_GOAL OF THE EXERCISE_. Write out the material again exactly, please, and omit the pictures.

+ + +

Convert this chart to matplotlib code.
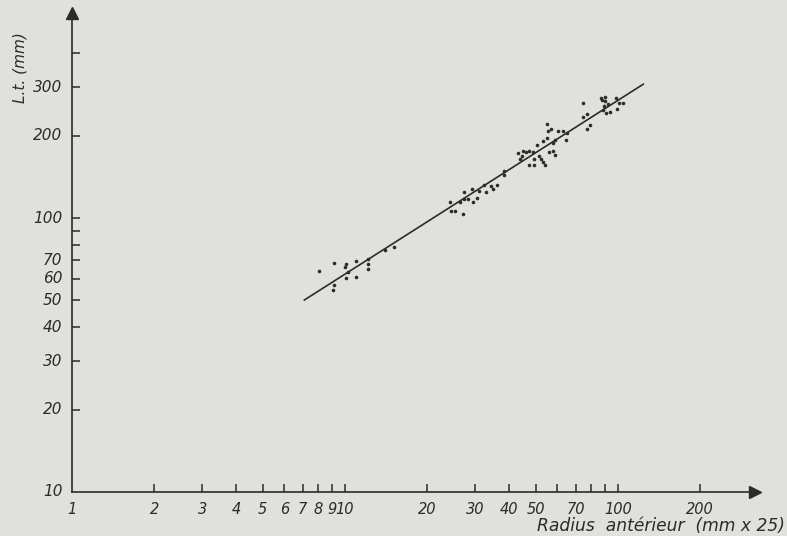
import numpy as np
import matplotlib
matplotlib.use('Agg')
import matplotlib.pyplot as plt
from matplotlib.ticker import FixedLocator, NullLocator, NullFormatter

# radius (mm x 25) and total length (mm)
radius = [8.05, 9.09, 10.1, 10.0, 11.0, 10.06, 11.0, 9.14, 9.05, 10.3,
          12.1, 12.1, 12.1, 14.0, 15.1,
          24.2, 24.4, 25.4, 27.0, 26.5, 27.3, 27.3, 28.3, 29.1, 29.5,
          30.4, 31.0, 32.4, 32.9, 34.2, 34.8, 36.1, 38.2, 38.2, 47.3, 49.2,
          43.1, 44.8, 45.9, 47.3, 49.0, 44.6, 43.8, 49.2, 51.5, 52.1,
          53.0, 53.9, 50.6, 53.0, 54.8, 54.8, 55.4, 57.0, 58.6, 57.9,
          56.0, 57.7, 58.6, 60.4, 63.0, 64.9, 64.5,
          74.3, 77.2, 78.9, 77.2, 74.6, 86.4, 89.6, 87.4, 89.6, 88.9,
          92.2, 98.3, 101.1, 104.6, 98.9, 90.1, 93.5, 88.3]
length = [63.9, 68.5, 68.1, 66.4, 69.9, 60.5, 61.1, 57.1, 54.5, 63.4,
          71.0, 68.0, 65.0, 76.2, 78.2,
          114.1, 106.3, 106.3, 103.7, 114.1, 124.7, 117.0, 117.6, 127.3, 114.7,
          118.0, 125.8, 131.9, 124.1, 131.2, 127.6, 131.9, 148.8, 143.5, 156.5, 156.5,
          172.2, 176.0, 174.6, 175.6, 174.6, 168.4, 164.6, 164.6, 168.4, 164.6,
          160.5, 156.5, 184.2, 191.4, 195.4, 219.8, 208.3, 211.3, 192.6, 187.4,
          174.6, 176.0, 170.2, 208.3, 208.3, 203.8, 192.6,
          233.1, 239.7, 217.9, 211.8, 262.2, 274.8, 275.8, 269.5, 267.9, 257.0,
          260.7, 273.5, 263.5, 263.5, 250.0, 242.3, 243.8, 247.9]

# fitted line, end points
fit_x = [7.1, 124]
fit_y = [50.2, 308]

x_ticks = [2, 3, 4, 5, 6, 7, 8, 9, 10, 20, 30, 40, 50, 60, 70, 80, 90, 100, 200]
x_labels = {1: '1', 2: '2', 3: '3', 4: '4', 5: '5', 6: '6', 7: '7', 8: '8', 9: '9',
            10: '10', 20: '20', 30: '30', 40: '40', 50: '50', 70: '70',
            100: '100', 200: '200'}
y_ticks = [20, 30, 40, 50, 60, 70, 80, 90, 100, 200, 300, 400]
y_labels = {10: '10', 20: '20', 30: '30', 40: '40', 50: '50', 60: '60', 70: '70',
            100: '100', 200: '200', 300: '300'}

ink = '#2b2b2b'
paper = '#e0e0dc'

fig = plt.figure(figsize=(7.87, 5.36), dpi=100, facecolor=paper)
ax = fig.add_axes([72 / 787, 44 / 536, 683 / 787, 479 / 536])
ax.set_facecolor(paper)
ax.set_xscale('log')
ax.set_yscale('log')
ax.set_xlim(1, 318)
ax.set_ylim(10, 560)

ax.plot(fit_x, fit_y, color=ink, lw=1.2)
ax.plot(radius, length, 'o', color=ink, ms=2.6, mec='none')

for s in ['top', 'right']:
    ax.spines[s].set_visible(False)
for s in ['left', 'bottom']:
    ax.spines[s].set_color(ink)
    ax.spines[s].set_linewidth(1.2)

# arrow heads
ax.plot(1, 0, '>', color=ink, ms=9, transform=ax.transAxes, clip_on=False)
ax.plot(0, 1, '^', color=ink, ms=9, transform=ax.transAxes, clip_on=False)

ax.xaxis.set_major_locator(FixedLocator(x_ticks))
ax.xaxis.set_minor_locator(NullLocator())
ax.xaxis.set_minor_formatter(NullFormatter())
ax.xaxis.set_major_formatter(NullFormatter())
ax.yaxis.set_major_locator(FixedLocator(y_ticks))
ax.yaxis.set_minor_locator(NullLocator())
ax.yaxis.set_minor_formatter(NullFormatter())
ax.yaxis.set_major_formatter(NullFormatter())
ax.tick_params(direction='in', length=6, width=1.1, color=ink)

font = dict(family='DejaVu Sans', style='italic', size=11, color=ink)
for v, t in x_labels.items():
    ax.annotate(t, (v, 0), xycoords=('data', 'axes fraction'),
                xytext=(0, -7), textcoords='offset points',
                ha='center', va='top', size=10.5, family='DejaVu Sans',
                style='italic', color=ink)
for v, t in y_labels.items():
    ax.annotate(t, (0, v), xycoords=('axes fraction', 'data'),
                xytext=(-7, 0), textcoords='offset points',
                ha='right', va='center', **font)

fig.text(20 / 787, 1 - 68 / 536, 'L.t. (mm)', rotation=90,
         ha='center', va='center', **font)
fig.text(785 / 787, 1 - 526 / 536, 'Radius  antérieur  (mm x 25)',
         ha='right', va='center', family='DejaVu Sans', style='italic',
         size=12.3, color=ink)

fig.savefig('out.png', dpi=100, facecolor=paper)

+ + +

_WRITTEN SOLUTION_.
Convert this chart to matplotlib code.
import numpy as np
import matplotlib
matplotlib.use('Agg')
import matplotlib.pyplot as plt
from matplotlib.ticker import FixedLocator, NullLocator, NullFormatter

# radius (mm x 25) and total length (mm)
radius = [8.05, 9.09, 10.1, 10.0, 11.0, 10.06, 11.0, 9.14, 9.05, 10.3,
          12.1, 12.1, 12.1, 14.0, 15.1,
          24.2, 24.4, 25.4, 27.0, 26.5, 27.3, 27.3, 28.3, 29.1, 29.5,
          30.4, 31.0, 32.4, 32.9, 34.2, 34.8, 36.1, 38.2, 38.2, 47.3, 49.2,
          43.1, 44.8, 45.9, 47.3, 49.0, 44.6, 43.8, 49.2, 51.5, 52.1,
          53.0, 53.9, 50.6, 53.0, 54.8, 54.8, 55.4, 57.0, 58.6, 57.9,
          56.0, 57.7, 58.6, 60.4, 63.0, 64.9, 64.5,
          74.3, 77.2, 78.9, 77.2, 74.6, 86.4, 89.6, 87.4, 89.6, 88.9,
          92.2, 98.3, 101.1, 104.6, 98.9, 90.1, 93.5, 88.3]
length = [63.9, 68.5, 68.1, 66.4, 69.9, 60.5, 61.1, 57.1, 54.5, 63.4,
          71.0, 68.0, 65.0, 76.2, 78.2,
          114.1, 106.3, 106.3, 103.7, 114.1, 124.7, 117.0, 117.6, 127.3, 114.7,
          118.0, 125.8, 131.9, 124.1, 131.2, 127.6, 131.9, 148.8, 143.5, 156.5, 156.5,
          172.2, 176.0, 174.6, 175.6, 174.6, 168.4, 164.6, 164.6, 168.4, 164.6,
          160.5, 156.5, 184.2, 191.4, 195.4, 219.8, 208.3, 211.3, 192.6, 187.4,
          174.6, 176.0, 170.2, 208.3, 208.3, 203.8, 192.6,
          233.1, 239.7, 217.9, 211.8, 262.2, 274.8, 275.8, 269.5, 267.9, 257.0,
          260.7, 273.5, 263.5, 263.5, 250.0, 242.3, 243.8, 247.9]

# fitted line, end points
fit_x = [7.1, 124]
fit_y = [50.2, 308]

x_ticks = [2, 3, 4, 5, 6, 7, 8, 9, 10, 20, 30, 40, 50, 60, 70, 80, 90, 100, 200]
x_labels = {1: '1', 2: '2', 3: '3', 4: '4', 5: '5', 6: '6', 7: '7', 8: '8', 9: '9',
            10: '10', 20: '20', 30: '30', 40: '40', 50: '50', 70: '70',
            100: '100', 200: '200'}
y_ticks = [20, 30, 40, 50, 60, 70, 80, 90, 100, 200, 300, 400]
y_labels = {10: '10', 20: '20', 30: '30', 40: '40', 50: '50', 60: '60', 70: '70',
            100: '100', 200: '200', 300: '300'}

ink = '#2b2b2b'
paper = '#e0e0dc'

fig = plt.figure(figsize=(7.87, 5.36), dpi=100, facecolor=paper)
ax = fig.add_axes([72 / 787, 44 / 536, 683 / 787, 479 / 536])
ax.set_facecolor(paper)
ax.set_xscale('log')
ax.set_yscale('log')
ax.set_xlim(1, 318)
ax.set_ylim(10, 560)

ax.plot(fit_x, fit_y, color=ink, lw=1.2)
ax.plot(radius, length, 'o', color=ink, ms=2.6, mec='none')

for s in ['top', 'right']:
    ax.spines[s].set_visible(False)
for s in ['left', 'bottom']:
    ax.spines[s].set_color(ink)
    ax.spines[s].set_linewidth(1.2)

# arrow heads
ax.plot(1, 0, '>', color=ink, ms=9, transform=ax.transAxes, clip_on=False)
ax.plot(0, 1, '^', color=ink, ms=9, transform=ax.transAxes, clip_on=False)

ax.xaxis.set_major_locator(FixedLocator(x_ticks))
ax.xaxis.set_minor_locator(NullLocator())
ax.xaxis.set_minor_formatter(NullFormatter())
ax.xaxis.set_major_formatter(NullFormatter())
ax.yaxis.set_major_locator(FixedLocator(y_ticks))
ax.yaxis.set_minor_locator(NullLocator())
ax.yaxis.set_minor_formatter(NullFormatter())
ax.yaxis.set_major_formatter(NullFormatter())
ax.tick_params(direction='in', length=6, width=1.1, color=ink)

font = dict(family='DejaVu Sans', style='italic', size=11, color=ink)
for v, t in x_labels.items():
    ax.annotate(t, (v, 0), xycoords=('data', 'axes fraction'),
                xytext=(0, -7), textcoords='offset points',
                ha='center', va='top', size=10.5, family='DejaVu Sans',
                style='italic', color=ink)
for v, t in y_labels.items():
    ax.annotate(t, (0, v), xycoords=('axes fraction', 'data'),
                xytext=(-7, 0), textcoords='offset points',
                ha='right', va='center', **font)

fig.text(20 / 787, 1 - 68 / 536, 'L.t. (mm)', rotation=90,
         ha='center', va='center', **font)
fig.text(785 / 787, 1 - 526 / 536, 'Radius  antérieur  (mm x 25)',
         ha='right', va='center', family='DejaVu Sans', style='italic',
         size=12.3, color=ink)

fig.savefig('out.png', dpi=100, facecolor=paper)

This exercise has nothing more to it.